Exact number conserving phase-space dynamics of the M-site Bose-Hubbard model

TL;DR

This paper develops an exact phase-space description for M-site Bose-Hubbard models, deriving second-order differential equations for quantum distributions that interpolate between quantum and classical dynamics as particle number increases.

Contribution

It introduces a novel phase-space framework for Bose-Hubbard models, providing explicit evolution equations that bridge quantum and classical regimes based on particle number.

Findings

Evolution equations are second order and scale as 1/N

For large N, dynamics approximate classical Liouvillian behavior

Phase space approach aids in understanding quantum-to-classical crossover

Abstract

The dynamics of M-site, N-particle Bose-Hubbard systems is described in quantum phase space constructed in terms of generalized SU(M) coherent states. These states have a special significance for these systems as they describe fully condensed states.

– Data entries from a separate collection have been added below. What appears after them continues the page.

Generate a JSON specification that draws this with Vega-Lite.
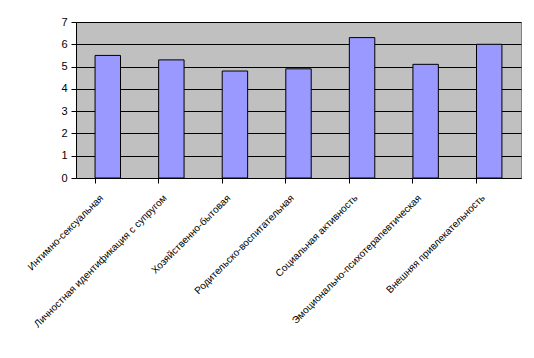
{
  "$schema": "https://vega.github.io/schema/vega-lite/v6.json",
  "width": 445,
  "height": 156,
  "autosize": "none",
  "padding": {"left": 76, "top": 22, "right": 13, "bottom": 180},
  "background": "white",
  "config": {
    "font": "Liberation Sans",
    "view": {"fill": "#c0c0c0", "stroke": "#808080", "strokeWidth": 1}
  },
  "data": {
    "values": [
      {"k": "Интимно-сексуальная", "v": 5.5},
      {"k": "Личностная идентификация с супругом", "v": 5.3},
      {"k": "Хозяйственно-бытовая", "v": 4.8},
      {"k": "Родительско-воспитательная", "v": 4.9},
      {"k": "Социальная активность", "v": 6.3},
      {"k": "Эмоционально-психотерапевтическая", "v": 5.1},
      {"k": "Внешняя привлекательность", "v": 6.0}
    ]
  },
  "mark": {"type": "bar", "fill": "#9999ff", "stroke": "black", "strokeWidth": 1},
  "encoding": {
    "x": {
      "field": "k", "type": "nominal", "sort": null,
      "scale": {"paddingInner": 0.6, "paddingOuter": 0.3},
      "axis": {
        "title": null, "labelAngle": -45, "labelAlign": "right", "labelBaseline": "middle",
        "labelFontSize": 10, "labelColor": "black", "labelPadding": 13, "labelOffset": -6,
        "domainColor": "black", "tickColor": "black", "tickSize": 5, "bandPosition": 0,
        "grid": false, "labelLimit": 0
      }
    },
    "y": {
      "field": "v", "type": "quantitative",
      "scale": {"domain": [0, 7], "nice": false},
      "axis": {
        "title": null, "values": [0,1,2,3,4,5,6,7], "labelFontSize": 11, "labelColor": "black",
        "domainColor": "black", "tickColor": "black", "tickSize": 5, "labelPadding": 4,
        "gridColor": "black", "gridOpacity": 1
      }
    }
  }
}
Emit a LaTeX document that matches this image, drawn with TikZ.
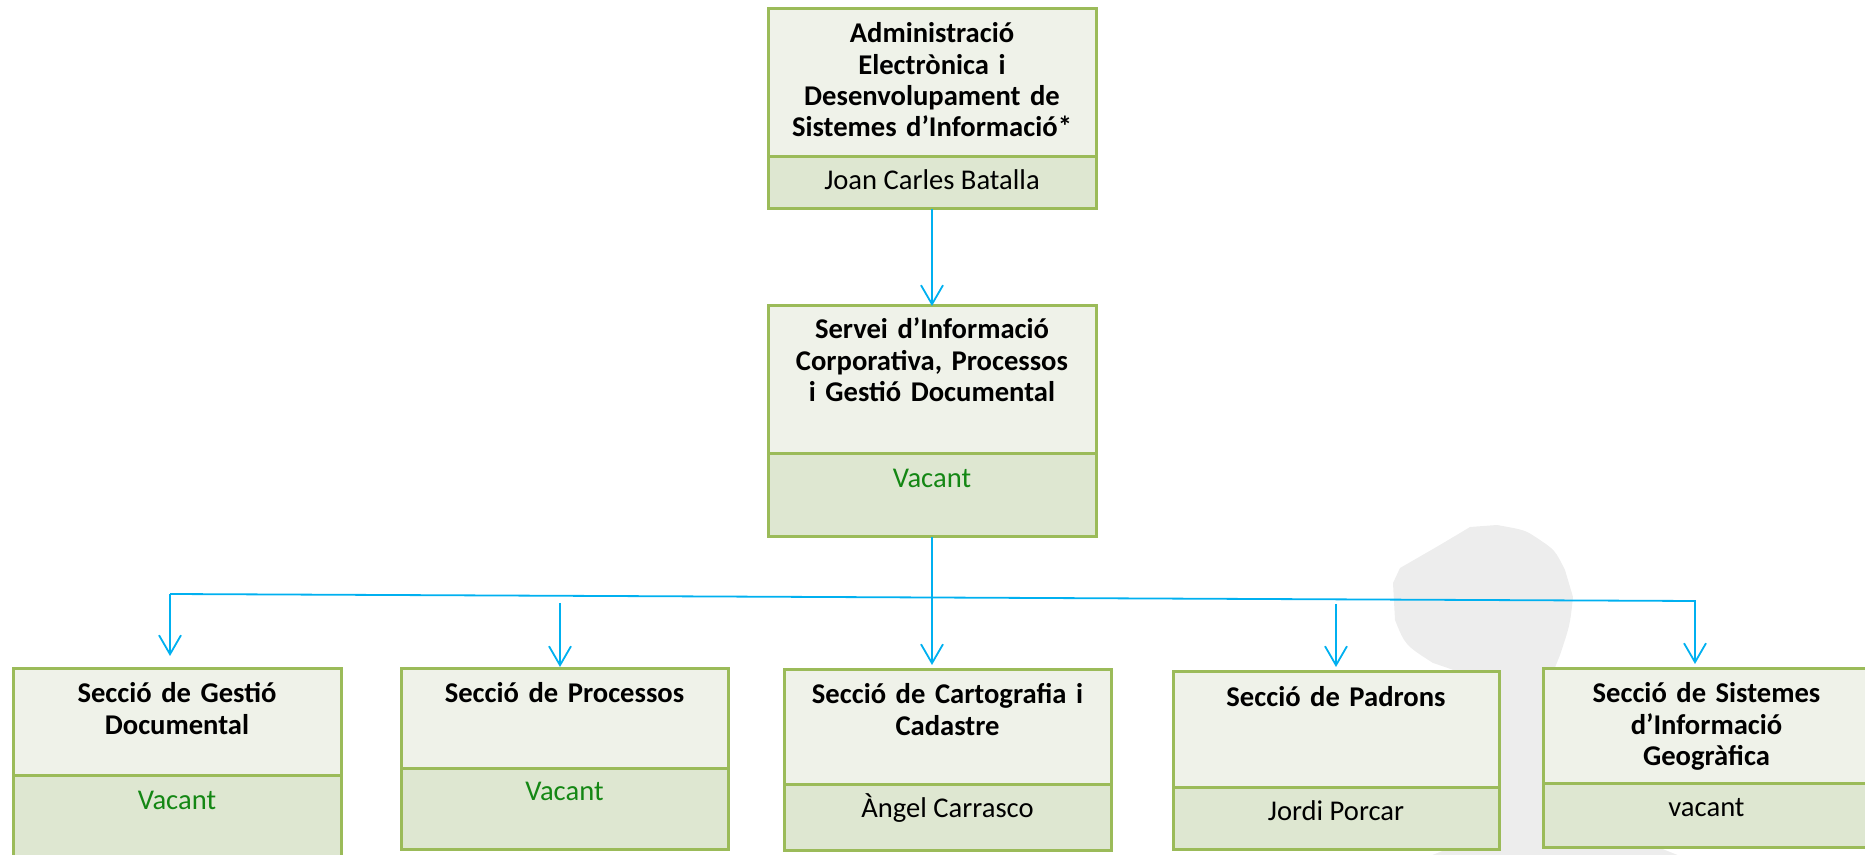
\documentclass[tikz,border=0pt]{standalone}
\usepackage{fontspec}
\setmainfont{Carlito}
\usetikzlibrary{arrows.meta}

\definecolor{boxline}{RGB}{155,187,89}
\definecolor{headfill}{RGB}{239,242,233}
\definecolor{footfill}{RGB}{222,231,209}
\definecolor{linkblue}{RGB}{0,176,240}
\definecolor{vacantgreen}{RGB}{20,135,20}
\definecolor{shadowgray}{RGB}{237,237,237}

\begin{document}
\begin{tikzpicture}[>={Straight Barb[length=9.5pt,width=11pt]},x=0.5pt,y=-0.5pt,
  head/.style={rectangle,draw=boxline,line width=1.5pt,fill=headfill,
    anchor=north west,inner sep=0pt,outer sep=0pt},
  foot/.style={head,fill=footfill},
  headtext/.style={anchor=base,align=center,text width=156pt,inner sep=0pt,
    font=\fontsize{14.3}{15.6}\selectfont\bfseries},
  nametext/.style={anchor=base,inner sep=0pt,font=\fontsize{14.3}{15.6}\selectfont},
  link/.style={draw=linkblue,line width=0.9pt,->}]
  %
  % Frame
  \useasboundingbox (0,0) rectangle (1865,855);
  \clip (0,0) rectangle (1865,855);
  %
  % Grey silhouette behind the boxes
  \fill[shadowgray] (1393,583) -- (1400,568) .. controls (1440,545) .. (1470,527)
    -- (1497,525) .. controls (1525,530) .. (1537,538)
    .. controls (1555,550) .. (1565,570) -- (1573,597)
    .. controls (1570,625) .. (1560,655) .. controls (1550,680) .. (1548,700)
    -- (1548,800) .. controls (1560,830) .. (1640,840) -- (1690,860)
    -- (1420,860) .. controls (1470,840) .. (1495,820) -- (1495,690)
    .. controls (1460,672) .. (1433,663) .. controls (1405,645) .. (1395,620) -- cycle;
  %
  % Top level
  \node[head,minimum width=164pt,minimum height=74pt] (adm) at (768,9) {};
  \node[foot,minimum width=164pt,minimum height=26pt] (adm-f) at (adm.south west) {};
  \node[headtext] (adm-t) at ([yshift=-17pt]adm.north)
    {Administració\\Electrònica i\\Desenvolupament de\\Sistemes d’Informació*};
  \node[nametext] (adm-p) at ([yshift=-16.5pt]adm-f.north) {Joan Carles Batalla};
  %
  % Service
  \node[head,minimum width=164pt,minimum height=74pt] (sic) at (768,306) {};
  \node[foot,minimum width=164pt,minimum height=41.5pt] (sic-f) at (sic.south west) {};
  \node[headtext] (sic-t) at ([yshift=-16.5pt]sic.north)
    {Servei d’Informació\\Corporativa, Processos\\i Gestió Documental};
  \node[nametext,text=vacantgreen] (sic-p) at ([yshift=-17pt]sic-f.north) {Vacant};
  %
  % Sections
  \node[head,minimum width=164pt,minimum height=53pt] (sgd) at (13,669) {};
  \node[foot,minimum width=164pt,minimum height=45pt] (sgd-f) at (sgd.south west) {};
  \node[headtext] (sgd-t) at ([yshift=-17pt]sgd.north) {Secció de Gestió\\Documental};
  \node[nametext,text=vacantgreen] (sgd-p) at ([yshift=-17pt]sgd-f.north) {Vacant};
  %
  \node[head,minimum width=163.5pt,minimum height=49.5pt] (spr) at (401,669) {};
  \node[foot,minimum width=163.5pt,minimum height=40.5pt] (spr-f) at (spr.south west) {};
  \node[headtext] (spr-t) at ([yshift=-17pt]spr.north) {Secció de Processos};
  \node[nametext,text=vacantgreen] (spr-p) at ([yshift=-16pt]spr-f.north) {Vacant};
  %
  \node[head,minimum width=163.5pt,minimum height=57pt] (sca) at (784,670) {};
  \node[foot,minimum width=163.5pt,minimum height=33pt] (sca-f) at (sca.south west) {};
  \node[headtext] (sca-t) at ([yshift=-17pt]sca.north) {Secció de Cartografia i\\Cadastre};
  \node[nametext] (sca-p) at ([yshift=-16.5pt]sca-f.north) {Àngel Carrasco};
  %
  \node[head,minimum width=163pt,minimum height=57.5pt] (spa) at (1173,672) {};
  \node[foot,minimum width=163pt,minimum height=31pt] (spa-f) at (spa.south west) {};
  \node[headtext] (spa-t) at ([yshift=-17pt]spa.north) {Secció de Padrons};
  \node[nametext] (spa-p) at ([yshift=-16.5pt]spa-f.north) {Jordi Porcar};
  %
  \node[head,minimum width=163.5pt,minimum height=57pt] (ssig) at (1543,669) {};
  \node[foot,minimum width=163.5pt,minimum height=32pt] (ssig-f) at (ssig.south west) {};
  \node[headtext] (ssig-t) at ([yshift=-17pt]ssig.north)
    {Secció de Sistemes\\d’Informació\\Geogràfica};
  \node[nametext] (ssig-p) at ([yshift=-16.5pt]ssig-f.north) {vacant};
  %
  % Connectors
  \coordinate (busL) at (170,594);
  \coordinate (busR) at (1695,601);
  \coordinate (spr-in) at (560,603);
  \coordinate (spa-in) at (1336,604);
  \draw[link] (adm-f.south) -- (sic.north);
  \draw[link,shorten >=2.5pt] (sic-f.south) -- (sic-f.south |- sca.north);
  \draw[link,shorten >=6.5pt] (busL) -- (busL |- sgd.north);
  \draw[link,shorten >=2.5pt] (busL) -- (busR) -- (busR |- ssig.north);
  \draw[link,shorten >=1pt] (spr-in) -- (spr-in |- spr.north);
  \draw[link,shorten >=2.5pt] (spa-in) -- (spa-in |- spa.north);
  %
\end{tikzpicture}
\end{document}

Based on the differential algebra developed by Gilmore, we derive an explicit evolution equation for the (generalized) Husimi-(Q)- and Glauber-Sudarshan-(P)-distributions. Most remarkably, these evolution equations turn out to be second order differential equations where the second order terms scale as 1/N with the particle number. For large N the evolution reduces to a (classical) Liouvillian dynamics. The phase space approach thus provides a distinguished instrument to explore the mean-field many-particle crossover. In addition, the thermodynamic Bloch equation is analyzed using similar techniques.